[start Items]

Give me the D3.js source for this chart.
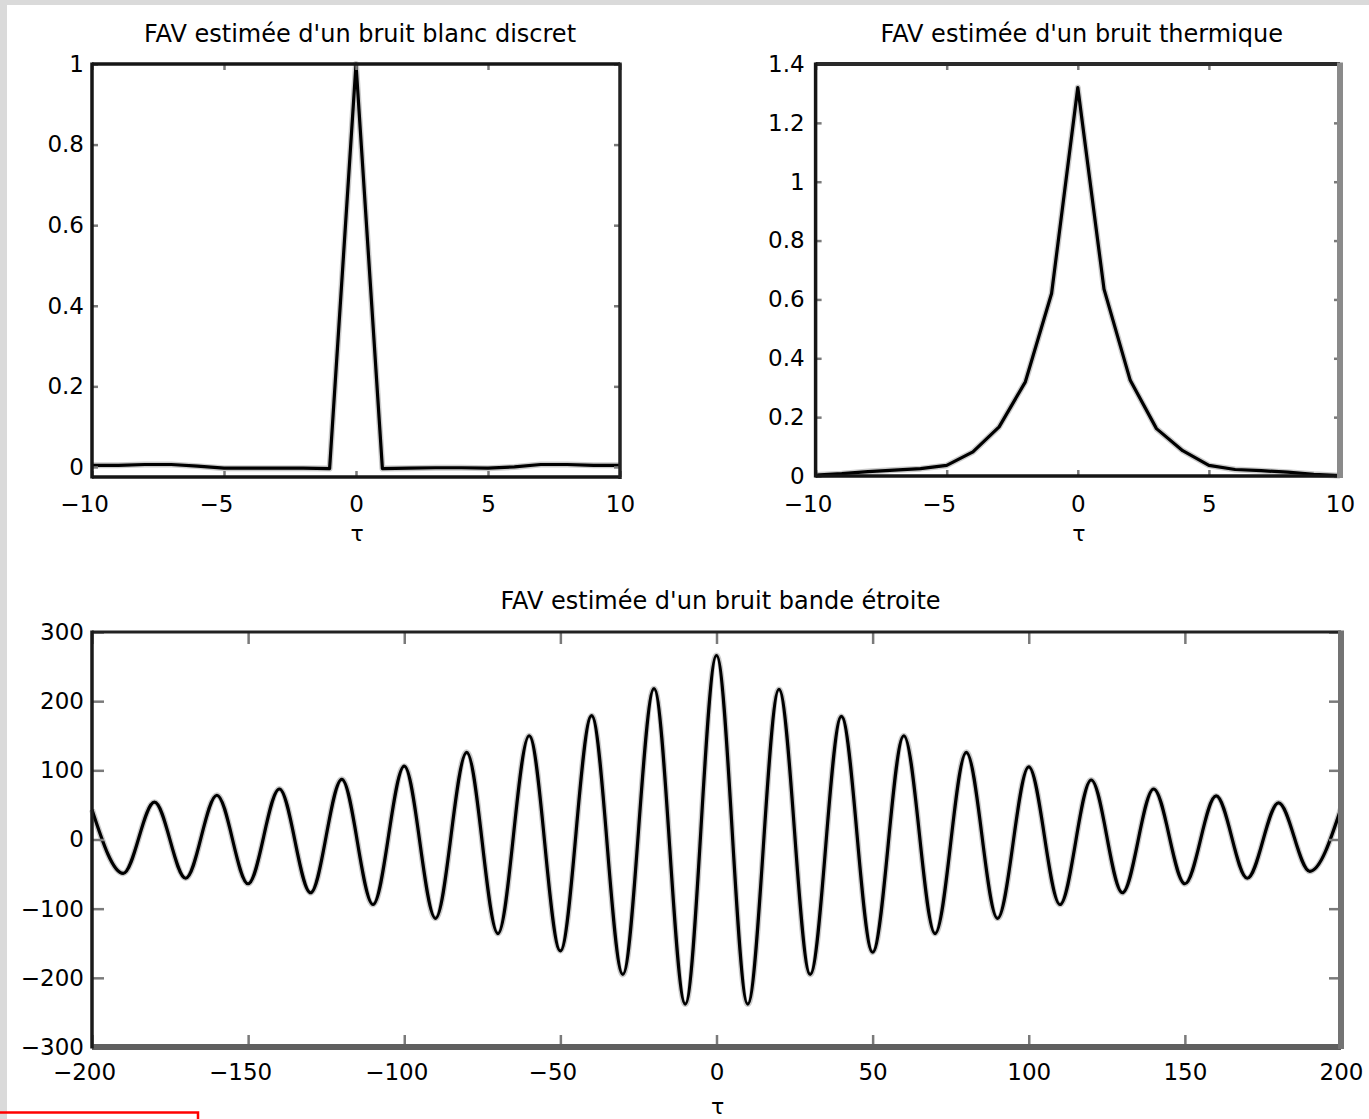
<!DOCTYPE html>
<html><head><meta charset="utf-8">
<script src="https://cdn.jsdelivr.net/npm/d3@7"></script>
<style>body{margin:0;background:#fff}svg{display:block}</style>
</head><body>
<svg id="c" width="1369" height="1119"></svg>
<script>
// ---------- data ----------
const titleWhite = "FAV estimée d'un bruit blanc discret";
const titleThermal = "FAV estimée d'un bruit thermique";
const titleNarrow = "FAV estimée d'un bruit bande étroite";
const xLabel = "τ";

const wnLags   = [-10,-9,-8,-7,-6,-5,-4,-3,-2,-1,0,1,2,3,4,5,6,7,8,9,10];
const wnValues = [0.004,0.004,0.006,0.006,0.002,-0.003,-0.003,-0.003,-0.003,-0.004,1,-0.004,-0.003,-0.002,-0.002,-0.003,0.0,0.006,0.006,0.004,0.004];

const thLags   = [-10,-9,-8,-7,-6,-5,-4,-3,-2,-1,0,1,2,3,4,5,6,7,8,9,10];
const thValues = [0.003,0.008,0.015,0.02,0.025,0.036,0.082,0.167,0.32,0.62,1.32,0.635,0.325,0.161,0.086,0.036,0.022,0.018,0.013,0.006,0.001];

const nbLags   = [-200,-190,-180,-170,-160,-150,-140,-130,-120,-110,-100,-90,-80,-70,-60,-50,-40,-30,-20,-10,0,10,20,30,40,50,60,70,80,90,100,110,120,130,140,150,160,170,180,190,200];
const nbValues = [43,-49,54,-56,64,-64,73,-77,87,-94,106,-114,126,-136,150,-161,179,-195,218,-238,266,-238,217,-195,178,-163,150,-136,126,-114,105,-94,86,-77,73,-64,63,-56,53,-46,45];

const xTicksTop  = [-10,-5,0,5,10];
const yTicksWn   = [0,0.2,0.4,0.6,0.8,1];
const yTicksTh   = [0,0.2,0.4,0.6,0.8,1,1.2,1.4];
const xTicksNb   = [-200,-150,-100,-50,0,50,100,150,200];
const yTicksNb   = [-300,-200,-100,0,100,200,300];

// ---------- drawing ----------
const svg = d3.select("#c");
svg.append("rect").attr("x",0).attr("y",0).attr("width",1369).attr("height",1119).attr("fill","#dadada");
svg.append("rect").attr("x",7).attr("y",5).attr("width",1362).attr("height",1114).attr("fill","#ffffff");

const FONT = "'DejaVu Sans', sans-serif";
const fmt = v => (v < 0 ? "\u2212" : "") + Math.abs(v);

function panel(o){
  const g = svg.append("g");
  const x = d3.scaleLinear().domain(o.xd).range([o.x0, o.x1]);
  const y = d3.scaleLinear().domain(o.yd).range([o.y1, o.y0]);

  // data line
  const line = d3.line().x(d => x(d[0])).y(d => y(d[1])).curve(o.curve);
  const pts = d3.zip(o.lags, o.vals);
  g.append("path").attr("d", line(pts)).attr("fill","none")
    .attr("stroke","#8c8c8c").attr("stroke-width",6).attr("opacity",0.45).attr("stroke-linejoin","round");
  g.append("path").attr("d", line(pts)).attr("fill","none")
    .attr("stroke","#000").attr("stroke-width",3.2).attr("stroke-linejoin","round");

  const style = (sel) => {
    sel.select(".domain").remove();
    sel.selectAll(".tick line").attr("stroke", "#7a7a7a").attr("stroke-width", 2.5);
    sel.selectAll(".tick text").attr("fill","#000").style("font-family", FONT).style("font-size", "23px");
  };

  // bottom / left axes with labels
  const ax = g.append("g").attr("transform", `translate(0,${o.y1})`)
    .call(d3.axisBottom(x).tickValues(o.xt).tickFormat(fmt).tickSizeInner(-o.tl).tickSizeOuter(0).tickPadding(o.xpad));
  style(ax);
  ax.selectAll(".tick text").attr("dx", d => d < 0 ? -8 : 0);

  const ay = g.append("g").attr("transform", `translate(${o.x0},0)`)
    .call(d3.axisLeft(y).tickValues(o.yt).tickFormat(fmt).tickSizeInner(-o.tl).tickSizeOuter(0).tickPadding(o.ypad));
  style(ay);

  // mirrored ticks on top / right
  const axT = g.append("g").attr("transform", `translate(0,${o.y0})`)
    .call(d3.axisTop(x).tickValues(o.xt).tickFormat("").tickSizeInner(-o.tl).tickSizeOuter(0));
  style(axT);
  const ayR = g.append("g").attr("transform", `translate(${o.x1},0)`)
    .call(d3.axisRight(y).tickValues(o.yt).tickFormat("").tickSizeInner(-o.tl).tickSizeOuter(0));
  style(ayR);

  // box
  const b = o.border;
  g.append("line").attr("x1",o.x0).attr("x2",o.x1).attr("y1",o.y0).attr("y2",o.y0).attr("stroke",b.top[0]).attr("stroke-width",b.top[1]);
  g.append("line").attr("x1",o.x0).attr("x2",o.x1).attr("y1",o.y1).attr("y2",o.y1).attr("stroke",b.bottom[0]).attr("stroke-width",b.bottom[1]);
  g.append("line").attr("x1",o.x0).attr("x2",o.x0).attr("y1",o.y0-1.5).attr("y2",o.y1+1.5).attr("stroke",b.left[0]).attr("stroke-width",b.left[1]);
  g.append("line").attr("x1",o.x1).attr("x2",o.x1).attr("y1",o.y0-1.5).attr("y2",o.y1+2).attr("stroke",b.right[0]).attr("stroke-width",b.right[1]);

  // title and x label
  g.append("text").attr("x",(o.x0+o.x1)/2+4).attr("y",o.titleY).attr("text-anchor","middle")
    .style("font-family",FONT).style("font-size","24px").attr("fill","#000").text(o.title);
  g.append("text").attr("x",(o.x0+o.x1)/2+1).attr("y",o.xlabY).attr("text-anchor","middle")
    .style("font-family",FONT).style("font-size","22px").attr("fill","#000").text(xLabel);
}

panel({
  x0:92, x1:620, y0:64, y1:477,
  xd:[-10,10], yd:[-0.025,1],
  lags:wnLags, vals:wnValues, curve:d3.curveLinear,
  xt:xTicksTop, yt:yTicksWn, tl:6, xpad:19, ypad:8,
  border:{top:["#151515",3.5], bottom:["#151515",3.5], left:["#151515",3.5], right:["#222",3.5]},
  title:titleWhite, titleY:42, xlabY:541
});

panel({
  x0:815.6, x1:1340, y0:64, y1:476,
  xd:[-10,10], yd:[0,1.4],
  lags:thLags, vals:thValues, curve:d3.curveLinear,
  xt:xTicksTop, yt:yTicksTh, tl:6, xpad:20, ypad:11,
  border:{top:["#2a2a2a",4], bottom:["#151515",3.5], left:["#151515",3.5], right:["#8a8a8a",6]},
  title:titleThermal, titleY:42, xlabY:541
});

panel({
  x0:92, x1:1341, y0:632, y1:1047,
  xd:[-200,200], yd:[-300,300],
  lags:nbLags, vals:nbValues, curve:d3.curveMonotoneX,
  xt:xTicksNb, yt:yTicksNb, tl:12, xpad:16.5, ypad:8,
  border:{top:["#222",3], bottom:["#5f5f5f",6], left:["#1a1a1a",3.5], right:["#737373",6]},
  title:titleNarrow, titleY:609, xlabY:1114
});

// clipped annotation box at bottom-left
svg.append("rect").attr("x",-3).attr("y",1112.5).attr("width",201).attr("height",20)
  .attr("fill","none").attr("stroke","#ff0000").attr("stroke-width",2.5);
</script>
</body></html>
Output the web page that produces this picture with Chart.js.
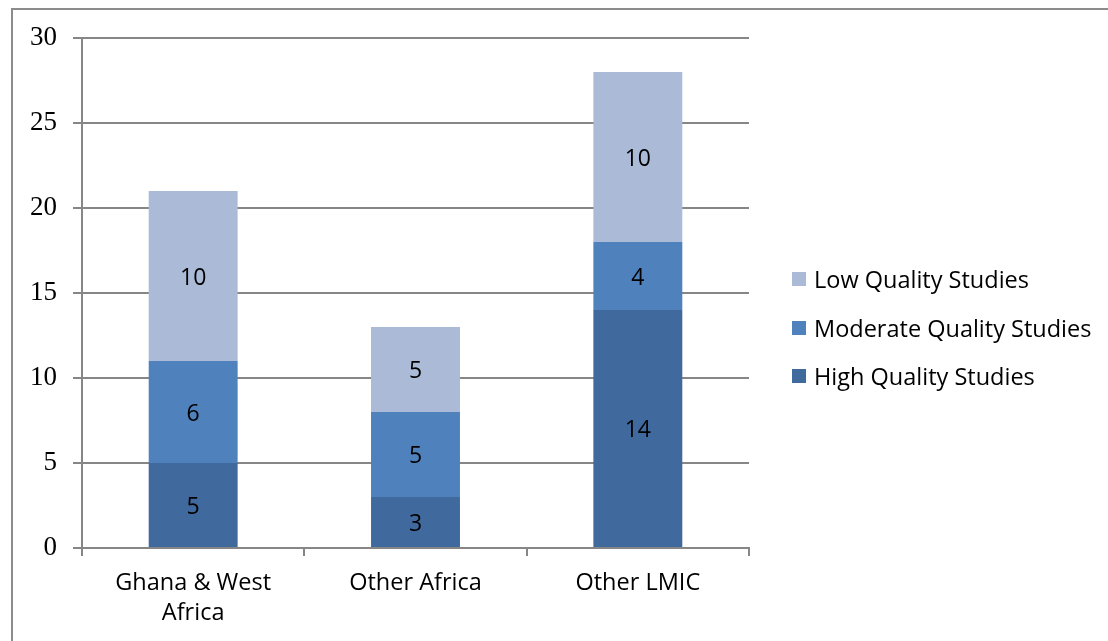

[end Items]

(Short exercise) Each record above should come back exactly the same, only without its pictures.

(Exercise response)
Give me the D3.js source for this chart.
<!DOCTYPE html>
<html><head><meta charset="utf-8">
<script src="https://cdn.jsdelivr.net/npm/d3@7"></script>
<style>body{margin:0;background:#fff}svg{display:block}</style>
</head><body>
<svg id="c" width="1369" height="1119"></svg>
<script>
// ---------- data ----------
const titleWhite = "FAV estimée d'un bruit blanc discret";
const titleThermal = "FAV estimée d'un bruit thermique";
const titleNarrow = "FAV estimée d'un bruit bande étroite";
const xLabel = "τ";

const wnLags   = [-10,-9,-8,-7,-6,-5,-4,-3,-2,-1,0,1,2,3,4,5,6,7,8,9,10];
const wnValues = [0.004,0.004,0.006,0.006,0.002,-0.003,-0.003,-0.003,-0.003,-0.004,1,-0.004,-0.003,-0.002,-0.002,-0.003,0.0,0.006,0.006,0.004,0.004];

const thLags   = [-10,-9,-8,-7,-6,-5,-4,-3,-2,-1,0,1,2,3,4,5,6,7,8,9,10];
const thValues = [0.003,0.008,0.015,0.02,0.025,0.036,0.082,0.167,0.32,0.62,1.32,0.635,0.325,0.161,0.086,0.036,0.022,0.018,0.013,0.006,0.001];

const nbLags   = [-200,-190,-180,-170,-160,-150,-140,-130,-120,-110,-100,-90,-80,-70,-60,-50,-40,-30,-20,-10,0,10,20,30,40,50,60,70,80,90,100,110,120,130,140,150,160,170,180,190,200];
const nbValues = [43,-49,54,-56,64,-64,73,-77,87,-94,106,-114,126,-136,150,-161,179,-195,218,-238,266,-238,217,-195,178,-163,150,-136,126,-114,105,-94,86,-77,73,-64,63,-56,53,-46,45];

const xTicksTop  = [-10,-5,0,5,10];
const yTicksWn   = [0,0.2,0.4,0.6,0.8,1];
const yTicksTh   = [0,0.2,0.4,0.6,0.8,1,1.2,1.4];
const xTicksNb   = [-200,-150,-100,-50,0,50,100,150,200];
const yTicksNb   = [-300,-200,-100,0,100,200,300];

// ---------- drawing ----------
const svg = d3.select("#c");
svg.append("rect").attr("x",0).attr("y",0).attr("width",1369).attr("height",1119).attr("fill","#dadada");
svg.append("rect").attr("x",7).attr("y",5).attr("width",1362).attr("height",1114).attr("fill","#ffffff");

const FONT = "'DejaVu Sans', sans-serif";
const fmt = v => (v < 0 ? "\u2212" : "") + Math.abs(v);

function panel(o){
  const g = svg.append("g");
  const x = d3.scaleLinear().domain(o.xd).range([o.x0, o.x1]);
  const y = d3.scaleLinear().domain(o.yd).range([o.y1, o.y0]);

  // data line
  const line = d3.line().x(d => x(d[0])).y(d => y(d[1])).curve(o.curve);
  const pts = d3.zip(o.lags, o.vals);
  g.append("path").attr("d", line(pts)).attr("fill","none")
    .attr("stroke","#8c8c8c").attr("stroke-width",6).attr("opacity",0.45).attr("stroke-linejoin","round");
  g.append("path").attr("d", line(pts)).attr("fill","none")
    .attr("stroke","#000").attr("stroke-width",3.2).attr("stroke-linejoin","round");

  const style = (sel) => {
    sel.select(".domain").remove();
    sel.selectAll(".tick line").attr("stroke", "#7a7a7a").attr("stroke-width", 2.5);
    sel.selectAll(".tick text").attr("fill","#000").style("font-family", FONT).style("font-size", "23px");
  };

  // bottom / left axes with labels
  const ax = g.append("g").attr("transform", `translate(0,${o.y1})`)
    .call(d3.axisBottom(x).tickValues(o.xt).tickFormat(fmt).tickSizeInner(-o.tl).tickSizeOuter(0).tickPadding(o.xpad));
  style(ax);
  ax.selectAll(".tick text").attr("dx", d => d < 0 ? -8 : 0);

  const ay = g.append("g").attr("transform", `translate(${o.x0},0)`)
    .call(d3.axisLeft(y).tickValues(o.yt).tickFormat(fmt).tickSizeInner(-o.tl).tickSizeOuter(0).tickPadding(o.ypad));
  style(ay);

  // mirrored ticks on top / right
  const axT = g.append("g").attr("transform", `translate(0,${o.y0})`)
    .call(d3.axisTop(x).tickValues(o.xt).tickFormat("").tickSizeInner(-o.tl).tickSizeOuter(0));
  style(axT);
  const ayR = g.append("g").attr("transform", `translate(${o.x1},0)`)
    .call(d3.axisRight(y).tickValues(o.yt).tickFormat("").tickSizeInner(-o.tl).tickSizeOuter(0));
  style(ayR);

  // box
  const b = o.border;
  g.append("line").attr("x1",o.x0).attr("x2",o.x1).attr("y1",o.y0).attr("y2",o.y0).attr("stroke",b.top[0]).attr("stroke-width",b.top[1]);
  g.append("line").attr("x1",o.x0).attr("x2",o.x1).attr("y1",o.y1).attr("y2",o.y1).attr("stroke",b.bottom[0]).attr("stroke-width",b.bottom[1]);
  g.append("line").attr("x1",o.x0).attr("x2",o.x0).attr("y1",o.y0-1.5).attr("y2",o.y1+1.5).attr("stroke",b.left[0]).attr("stroke-width",b.left[1]);
  g.append("line").attr("x1",o.x1).attr("x2",o.x1).attr("y1",o.y0-1.5).attr("y2",o.y1+2).attr("stroke",b.right[0]).attr("stroke-width",b.right[1]);

  // title and x label
  g.append("text").attr("x",(o.x0+o.x1)/2+4).attr("y",o.titleY).attr("text-anchor","middle")
    .style("font-family",FONT).style("font-size","24px").attr("fill","#000").text(o.title);
  g.append("text").attr("x",(o.x0+o.x1)/2+1).attr("y",o.xlabY).attr("text-anchor","middle")
    .style("font-family",FONT).style("font-size","22px").attr("fill","#000").text(xLabel);
}

panel({
  x0:92, x1:620, y0:64, y1:477,
  xd:[-10,10], yd:[-0.025,1],
  lags:wnLags, vals:wnValues, curve:d3.curveLinear,
  xt:xTicksTop, yt:yTicksWn, tl:6, xpad:19, ypad:8,
  border:{top:["#151515",3.5], bottom:["#151515",3.5], left:["#151515",3.5], right:["#222",3.5]},
  title:titleWhite, titleY:42, xlabY:541
});

panel({
  x0:815.6, x1:1340, y0:64, y1:476,
  xd:[-10,10], yd:[0,1.4],
  lags:thLags, vals:thValues, curve:d3.curveLinear,
  xt:xTicksTop, yt:yTicksTh, tl:6, xpad:20, ypad:11,
  border:{top:["#2a2a2a",4], bottom:["#151515",3.5], left:["#151515",3.5], right:["#8a8a8a",6]},
  title:titleThermal, titleY:42, xlabY:541
});

panel({
  x0:92, x1:1341, y0:632, y1:1047,
  xd:[-200,200], yd:[-300,300],
  lags:nbLags, vals:nbValues, curve:d3.curveMonotoneX,
  xt:xTicksNb, yt:yTicksNb, tl:12, xpad:16.5, ypad:8,
  border:{top:["#222",3], bottom:["#5f5f5f",6], left:["#1a1a1a",3.5], right:["#737373",6]},
  title:titleNarrow, titleY:609, xlabY:1114
});

// clipped annotation box at bottom-left
svg.append("rect").attr("x",-3).attr("y",1112.5).attr("width",201).attr("height",20)
  .attr("fill","none").attr("stroke","#ff0000").attr("stroke-width",2.5);
</script>
</body></html>
Output the web page that produces this picture with Chart.js.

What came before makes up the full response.